Little Miss Sunshine

You know what I don't understand? Why Toni Collette is attractive. She IS attractive...I just can't figure out WHY.

Little Nicky

So we're buying tickets and the uber-cute girl manning the next ticket booth over leans in and says "THAT MOVIE IS AWESOME!"  She was right.  Nobody else thought so, but I'm there for ya.

Live Free or Die Hard

Advertised start time of movie: 12:00.  Actual start time of movie: 12:29.  HOW MANY TV COMMERCIALS AND MOVIE PREVIEWS DO WE FREAKING NEED ALREADY?!?

The Longest Yard

Girl at ticket window is talking on her cell phone.  Is that really a good example for theatre patrons?  "Blah blah blah blah...blah blah...Hi!"  "Two for The Longest Yard, please."  "Ten fifty.  Thank you.  Blah blah blah blah..."

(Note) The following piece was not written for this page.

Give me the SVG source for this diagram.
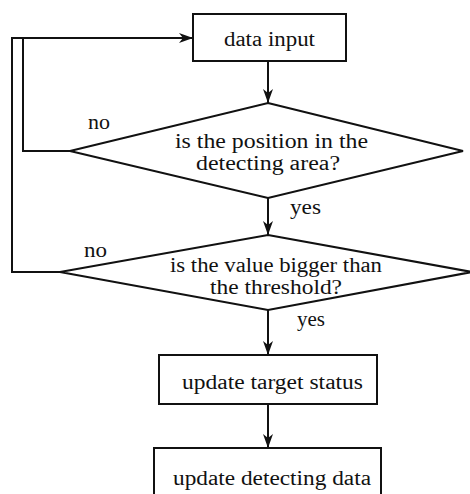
<svg xmlns="http://www.w3.org/2000/svg" width="470" height="494" viewBox="0 0 470 494" font-family="'Liberation Serif', 'DejaVu Serif', serif" font-size="20">
<style>
.s{fill:none;stroke:#111;stroke-width:2}
.b{fill:#fff;stroke:#111;stroke-width:2}
.t{font-family:"Liberation Serif","DejaVu Serif",serif;font-size:20px;fill:#111}
.m{text-anchor:middle}
</style>
<defs>
<marker id="a" viewBox="0 0 14 10" refX="14" refY="5" markerWidth="14" markerHeight="10" markerUnits="userSpaceOnUse" orient="auto">
<path d="M0,0 L14,5 L0,10 L4,5 Z" fill="#111"/>
</marker>
</defs>
<rect width="470" height="494" fill="#fff"/>
<g id="connectors">
<path class="s" d="M268,61 V103" marker-end="url(#a)"/>
<path class="s" d="M268,198 V235" marker-end="url(#a)"/>
<path class="s" d="M268,310 V355" marker-end="url(#a)"/>
<path class="s" d="M268,404 V448" marker-end="url(#a)"/>
<path class="s" d="M70,151 H23 V38"/>
<path class="s" d="M60,272 H12 V38 H193" marker-end="url(#a)"/>
<text class="t" x="88" y="129" textLength="22" lengthAdjust="spacingAndGlyphs">no</text>
<text class="t" x="84" y="257" textLength="23" lengthAdjust="spacingAndGlyphs">no</text>
<text class="t" x="290" y="214" textLength="31" lengthAdjust="spacingAndGlyphs">yes</text>
<text class="t" x="297" y="326" textLength="28" lengthAdjust="spacingAndGlyphs">yes</text>
</g>
<g id="n1">
<rect class="b" x="193" y="14" width="153" height="47"/>
<text class="t" x="224" y="46" textLength="91" lengthAdjust="spacingAndGlyphs">data input</text>
</g>
<g id="n2">
<polygon class="b" points="268,103 463,151 268,198 70,151"/>
<text class="t" x="175" y="148" textLength="193" lengthAdjust="spacingAndGlyphs">is the  position in the</text>
<text class="t m" x="268" y="170" textLength="144" lengthAdjust="spacingAndGlyphs">detecting area?</text>
</g>
<g id="n3">
<polygon class="b" points="268,235 472,272 268,310 60,272"/>
<text class="t" x="170" y="272" textLength="212" lengthAdjust="spacingAndGlyphs">is the value bigger than</text>
<text class="t" x="210" y="294" textLength="132" lengthAdjust="spacingAndGlyphs">the threshold?</text>
</g>
<g id="n4">
<rect class="b" x="159" y="355" width="218" height="49"/>
<text class="t" x="182" y="389" textLength="181" lengthAdjust="spacingAndGlyphs">update target status</text>
</g>
<g id="n5">
<rect class="b" x="154" y="448" width="227" height="60"/>
<text class="t" x="173" y="485" textLength="198" lengthAdjust="spacingAndGlyphs">update detecting data</text>
</g>
</svg>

The original is a movie Burt Reynolds is long remembered for.  The remake is one Adam Sandler won't be remembered for.  But it was still an okay way to kill a morning.

Lord of the Rings: The Two Towers

The Lorraine Theatre is in Hoopeston, IL.  Enter town from the south on State Hwy 1 and you will find the town is large enough to support a McDonald’s and a Pamida.  Pass the homes and parks until you see N Main St, most recognizable by the “BUSINESS DISTRICT” sign pointing right.  Turn right.  Go straight through town.  If it’s evening, you might see a few businesses open, the bar, the Subway, and the Lorraine's second screen (but that's not where you're going so just pass it by).  And just as you hit the end of downtown on your left is a lovely old theatre that looks pretty well taken care of.  Buy your ticket.  Adore the charming lobby.  Enter the theatre and be shocked at how beautiful and artful it is (ignoring the water stains).  Have a seat.  And when the movie starts, be blown away by the HPS-4000 system with SDDS-8 digital sound.

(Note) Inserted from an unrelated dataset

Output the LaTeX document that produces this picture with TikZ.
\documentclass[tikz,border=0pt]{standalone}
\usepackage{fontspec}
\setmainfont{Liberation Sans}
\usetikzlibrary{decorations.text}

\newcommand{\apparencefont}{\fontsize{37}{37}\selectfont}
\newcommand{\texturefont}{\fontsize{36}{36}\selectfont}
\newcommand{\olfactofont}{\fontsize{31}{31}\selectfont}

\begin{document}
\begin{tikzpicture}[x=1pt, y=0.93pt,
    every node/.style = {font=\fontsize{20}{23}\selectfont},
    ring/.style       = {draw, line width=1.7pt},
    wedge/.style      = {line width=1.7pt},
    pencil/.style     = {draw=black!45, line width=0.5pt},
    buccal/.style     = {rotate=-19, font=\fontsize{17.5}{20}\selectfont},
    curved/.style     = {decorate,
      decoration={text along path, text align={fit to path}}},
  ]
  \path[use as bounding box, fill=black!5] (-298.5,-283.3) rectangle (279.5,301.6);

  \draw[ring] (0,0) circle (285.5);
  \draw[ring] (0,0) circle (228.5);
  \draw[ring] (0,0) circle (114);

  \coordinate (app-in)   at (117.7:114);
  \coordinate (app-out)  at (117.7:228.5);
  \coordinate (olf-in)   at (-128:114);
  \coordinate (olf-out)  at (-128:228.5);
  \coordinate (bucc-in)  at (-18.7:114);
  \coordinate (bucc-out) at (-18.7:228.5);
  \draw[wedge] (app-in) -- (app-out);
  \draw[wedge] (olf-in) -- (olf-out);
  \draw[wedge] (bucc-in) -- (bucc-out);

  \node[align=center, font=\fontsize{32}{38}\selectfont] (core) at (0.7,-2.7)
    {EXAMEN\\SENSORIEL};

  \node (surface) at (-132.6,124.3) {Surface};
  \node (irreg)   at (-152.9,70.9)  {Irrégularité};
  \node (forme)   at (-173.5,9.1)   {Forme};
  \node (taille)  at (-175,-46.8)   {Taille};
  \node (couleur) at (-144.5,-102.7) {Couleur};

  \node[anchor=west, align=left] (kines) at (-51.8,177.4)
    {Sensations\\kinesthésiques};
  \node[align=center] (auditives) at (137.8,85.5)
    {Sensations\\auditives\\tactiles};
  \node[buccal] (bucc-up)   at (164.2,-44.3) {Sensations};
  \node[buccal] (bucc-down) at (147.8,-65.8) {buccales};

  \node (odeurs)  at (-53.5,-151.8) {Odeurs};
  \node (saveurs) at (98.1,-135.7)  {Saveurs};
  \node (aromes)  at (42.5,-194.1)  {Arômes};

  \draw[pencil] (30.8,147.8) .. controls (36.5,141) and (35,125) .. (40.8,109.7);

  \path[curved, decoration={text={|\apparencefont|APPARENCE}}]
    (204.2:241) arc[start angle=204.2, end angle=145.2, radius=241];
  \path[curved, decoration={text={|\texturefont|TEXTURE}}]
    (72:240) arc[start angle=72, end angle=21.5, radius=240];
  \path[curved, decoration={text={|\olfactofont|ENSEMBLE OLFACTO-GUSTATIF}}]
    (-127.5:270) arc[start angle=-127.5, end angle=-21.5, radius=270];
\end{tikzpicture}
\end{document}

I already knew about all of this and had planned for the past couple of years to get down to Hoopeston and see a movie here.  I’ve corresponded with the owner on several occasions.  So finally I find myself nearby and I see a movie here, and they just HAVE to be showing the second Lord of the Rings film.  So it didn’t really bother me that I missed the first half hour completely, or that I only watched an hour of the film in total before I had to leave or bust out laughing at the absurdity of what I was seeing.  This theatre was worth it, and well worth your time if you ever find yourself passing Danville, IL on I-74.  Just go north about 30 miles.  It’s worth it.  It really is.

Lord of War

Wife #1's comment as we left the theatre..."So was that a propaganda film FOR guns, or AGAINST guns?"  

Lost in Translation

Wow.  Japan sucks.

Love Actually

Cinemark’s brand new monsterplex in American Fork, Utah had all the latest Cinemark amenities, which were largely just minor running changes in décor nobody but me would notice, but included self-serve “buttery topping” machines.  This isn’t such a good idea in my mind because Cinemark’s snack bar staff are as consistent chain-wide at providing my favorite balance of buttery topping as they are trying to upgrade you to a large drink for just a quarter more.  So when Wife #1 says “…And lots of butter” while ordering, the guy points out the self-serve machines and hands her a half-empty popcorn bag.  “You can butter it up and then I’ll fill the rest of the bag”.  WOW.  This guy is good.  I topped, he filled, I topped again.  And I can safely say I can’t top the popcorn as well as the Cinemark snack bar professional.  Nuts.  I TOLD you this was a bad idea…

The Man who Wasn't There

One of the guys on the KSL Movie Show complained that Billy Bob Thornton's character didn't have many lines.  For crying out loud, he NARRATED THE WHOLE STUPID MOVIE!  The beauty of this is that you get to see an example of one of those guys who you wonder about...they're always there, they never say much, and you just wonder what it is they're thinking.  Here, we get to know!  It's brilliant!  I don't know why I'm the only one who gets this.

The Majestic

Question for Cinemark: If I say right now that no, I do not want to upgrade my medium soda to a large for just a quarter more today, yesterday, or tomorrow, will you PLEASE STOP ASKING?!?